» Exercise prompt:
Report how many lines in the records below contain the word "this". Give only the number.

» Data for the task:
......

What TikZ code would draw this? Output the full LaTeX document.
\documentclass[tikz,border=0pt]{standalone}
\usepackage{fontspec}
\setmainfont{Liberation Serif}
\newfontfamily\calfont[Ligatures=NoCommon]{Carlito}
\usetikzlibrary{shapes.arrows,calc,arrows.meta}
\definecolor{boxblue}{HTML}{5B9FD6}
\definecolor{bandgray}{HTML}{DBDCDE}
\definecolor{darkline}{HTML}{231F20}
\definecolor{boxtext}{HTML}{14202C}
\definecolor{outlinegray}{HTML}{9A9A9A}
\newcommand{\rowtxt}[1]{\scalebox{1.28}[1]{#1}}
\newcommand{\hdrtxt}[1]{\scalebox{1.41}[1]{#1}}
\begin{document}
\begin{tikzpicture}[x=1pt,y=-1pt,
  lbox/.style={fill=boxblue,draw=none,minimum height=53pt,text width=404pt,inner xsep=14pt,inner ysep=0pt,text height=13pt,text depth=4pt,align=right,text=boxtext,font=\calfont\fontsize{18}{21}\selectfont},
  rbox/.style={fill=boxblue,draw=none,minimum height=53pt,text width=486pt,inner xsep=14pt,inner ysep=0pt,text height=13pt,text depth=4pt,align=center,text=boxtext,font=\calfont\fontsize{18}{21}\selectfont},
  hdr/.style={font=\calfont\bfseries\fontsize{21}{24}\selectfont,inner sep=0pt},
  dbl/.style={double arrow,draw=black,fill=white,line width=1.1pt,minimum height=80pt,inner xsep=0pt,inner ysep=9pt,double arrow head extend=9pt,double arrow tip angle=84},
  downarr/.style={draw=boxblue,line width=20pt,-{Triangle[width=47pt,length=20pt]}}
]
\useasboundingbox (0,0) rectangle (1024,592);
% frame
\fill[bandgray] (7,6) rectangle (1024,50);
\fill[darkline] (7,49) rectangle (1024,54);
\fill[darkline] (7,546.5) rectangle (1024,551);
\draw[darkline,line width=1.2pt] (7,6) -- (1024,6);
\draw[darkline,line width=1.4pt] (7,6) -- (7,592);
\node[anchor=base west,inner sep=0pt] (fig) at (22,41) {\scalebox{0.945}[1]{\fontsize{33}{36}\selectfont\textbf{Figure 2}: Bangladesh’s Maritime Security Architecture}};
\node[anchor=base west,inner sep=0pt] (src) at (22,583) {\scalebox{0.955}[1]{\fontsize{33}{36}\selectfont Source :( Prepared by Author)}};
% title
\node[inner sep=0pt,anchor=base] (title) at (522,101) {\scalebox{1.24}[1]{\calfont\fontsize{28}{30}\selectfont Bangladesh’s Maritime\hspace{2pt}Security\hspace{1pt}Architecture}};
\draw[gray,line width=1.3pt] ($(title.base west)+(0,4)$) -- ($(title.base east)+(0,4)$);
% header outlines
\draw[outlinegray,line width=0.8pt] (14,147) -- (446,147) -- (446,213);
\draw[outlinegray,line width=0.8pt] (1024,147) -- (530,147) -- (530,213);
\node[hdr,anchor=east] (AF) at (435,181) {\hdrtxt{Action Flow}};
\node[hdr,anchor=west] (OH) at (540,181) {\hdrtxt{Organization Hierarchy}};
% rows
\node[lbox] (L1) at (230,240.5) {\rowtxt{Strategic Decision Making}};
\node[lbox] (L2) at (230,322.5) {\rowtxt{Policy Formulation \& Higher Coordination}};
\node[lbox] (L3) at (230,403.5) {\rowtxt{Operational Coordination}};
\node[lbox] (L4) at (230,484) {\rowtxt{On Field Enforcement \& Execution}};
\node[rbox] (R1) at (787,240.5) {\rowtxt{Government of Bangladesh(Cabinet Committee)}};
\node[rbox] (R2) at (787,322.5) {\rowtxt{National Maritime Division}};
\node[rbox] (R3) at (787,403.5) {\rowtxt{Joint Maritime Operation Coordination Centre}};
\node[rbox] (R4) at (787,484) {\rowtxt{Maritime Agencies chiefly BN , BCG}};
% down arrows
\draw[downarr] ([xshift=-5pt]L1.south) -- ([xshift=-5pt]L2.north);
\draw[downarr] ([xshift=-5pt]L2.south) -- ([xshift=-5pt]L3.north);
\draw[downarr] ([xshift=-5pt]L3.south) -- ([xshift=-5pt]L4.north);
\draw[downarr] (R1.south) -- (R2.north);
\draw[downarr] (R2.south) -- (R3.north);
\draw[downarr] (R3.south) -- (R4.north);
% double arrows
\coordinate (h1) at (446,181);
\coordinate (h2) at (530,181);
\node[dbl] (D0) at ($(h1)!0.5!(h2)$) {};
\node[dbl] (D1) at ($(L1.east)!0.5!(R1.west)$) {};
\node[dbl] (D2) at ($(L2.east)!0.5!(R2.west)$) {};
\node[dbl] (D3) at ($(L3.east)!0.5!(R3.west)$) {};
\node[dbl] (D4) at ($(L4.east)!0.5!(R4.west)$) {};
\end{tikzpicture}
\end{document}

......

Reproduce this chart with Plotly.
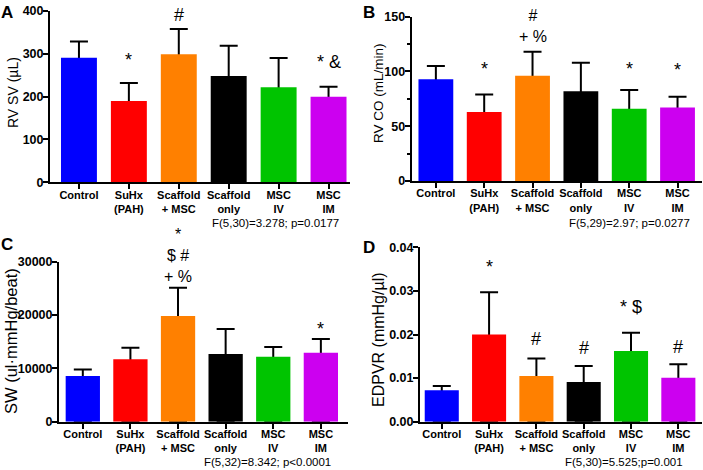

......

» Answer for the task:
2